In SSA this would not work since j.x would point directly to the addition result, but let's assume a simple compiler just to make a point. The previous trace works just fine as long as temp stays within the bounds of an INTEGER. It also makes logical sense to always guard on the type of the value being assigned to a given property. If we didn't, you could technically have a case where you assigned some property a value which has a different type than the shape indicated. In this case, the shape identifier of "10" would no longer valid if the property j.x is no longer an integer. So what happens when j.x finally overflows into a double?

The trace would jump into the interpreter, in which case the shape of j would change to "11" since j.x is now a double. Now upon recording, we would insert a guard to ensure that the shape of j is 11, the addition becomes a double with no check since there is nothing else to convert a double to, in terms of adding numbers. The resulting trace would look something like this:

: topOfLoop
Guard to ensure j is shape 11
Guard to check i &lt; 10000000

double add temp + i

assign temp to temp + i
assign j.x to var temp;

jump topOfLoop


However, we could greatly optimize the integer case with the following trace structure:
Guard to ensure j is shape 10

: topOfLoop

Guard to check i < 10000000

integer add temp + i
Guard type to ensure temp + i is an integer

assign temp to temp + i
assign j.x to var temp;

jump topOfLoop

We removed the guard to ensure that j.x was being assigned an integer, and pulled the guard to ensure j was shape 10 outside of the loop.
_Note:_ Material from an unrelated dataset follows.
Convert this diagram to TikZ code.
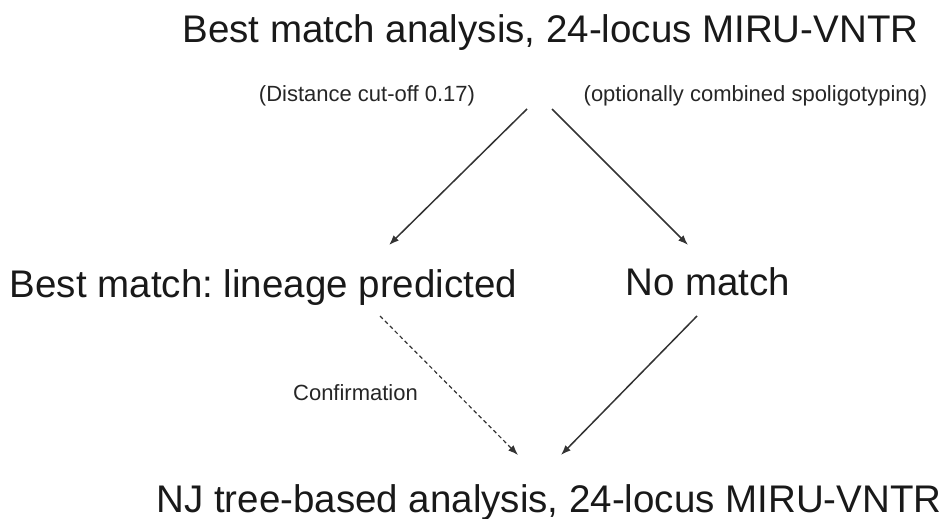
\documentclass[tikz,border=0pt]{standalone}
\usepackage{fontspec}
\setmainfont{Liberation Sans}
\usetikzlibrary{arrows.meta}
\frenchspacing
\tikzset{
  big/.style={font=\fontsize{38.5}{40}\selectfont, text=black!90, inner sep=0pt, anchor=base},
  small/.style={font=\fontsize{22}{24}\selectfont, text=black!85, inner sep=0pt, anchor=base},
  arr/.style={draw=black!80, line width=1.5pt, -{Latex[length=10pt,width=7.5pt]}},
  darr/.style={arr, line width=1.2pt, dash pattern=on 4pt off 3pt}
}
\begin{document}
\begin{tikzpicture}[x=1pt,y=-1pt]
  \useasboundingbox (0,0) rectangle (945,519);
  % stage labels
  \node[big] (top) at (550.5,43) {Best match analysis, 24-locus MIRU-VNTR};
  \node[small] (cut) at (367,101) {(Distance cut-off 0.17)};
  \node[small] (spo) at (755.5,101) {(optionally combined spoligotyping)};
  \node[big] (best) at (263.5,297) {Best match: lineage predicted};
  \node[big] (none) at (708,295) {No match};
  \node[small] (conf) at (355.5,400) {Confirmation};
  \node[big] (nj) at (549,512) {NJ tree-based analysis, 24-locus MIRU-VNTR};
  % connector end points
  \coordinate (topL) at (527,109);
  \coordinate (topR) at (552,109);
  \coordinate (bestIn) at (389,245);
  \coordinate (noneIn) at (688,245);
  \coordinate (bestOut) at (380,316);
  \coordinate (noneOut) at (697,316);
  \coordinate (njL) at (518,455);
  \coordinate (njR) at (561,455);
  % connectors
  \draw[arr] (topL) -- (bestIn);
  \draw[arr] (topR) -- (noneIn);
  \draw[darr] (bestOut) -- (njL);
  \draw[arr] (noneOut) -- (njR);
\end{tikzpicture}
\end{document}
Here is the important part. We no longer need the guard to ensure j.x is being assigned an integer. We had one check outside of the loop which checked j.x is still an integer type. Next, since the value being assigned was ALREADY checked for overflow, we don't need another redundant guard when assigning j.x. If j.x is supposed to overflow, it would be detected by the guard to ensure that the addition result was still an integer. The compiled code would never reach the code to assign the value to j.x. We can carry this idea to any assignment for a property. The type check for a property will always be done by a previous guard at the actual operation time, not the property assignment time.

The most interesting portion, is that SpiderMonkey generally has the same idea, in a slightly different fashion. To get an in depth look at whats going on, there is a 2 page comment in the jsscope.h file of SpiderMonkey. Even though there is an explanation of whats going on, it is difficult to understand, and the code is pretty icky. I'll dissect the actual implementation later on. We also want to implement something like this into Tamarin-Tracing.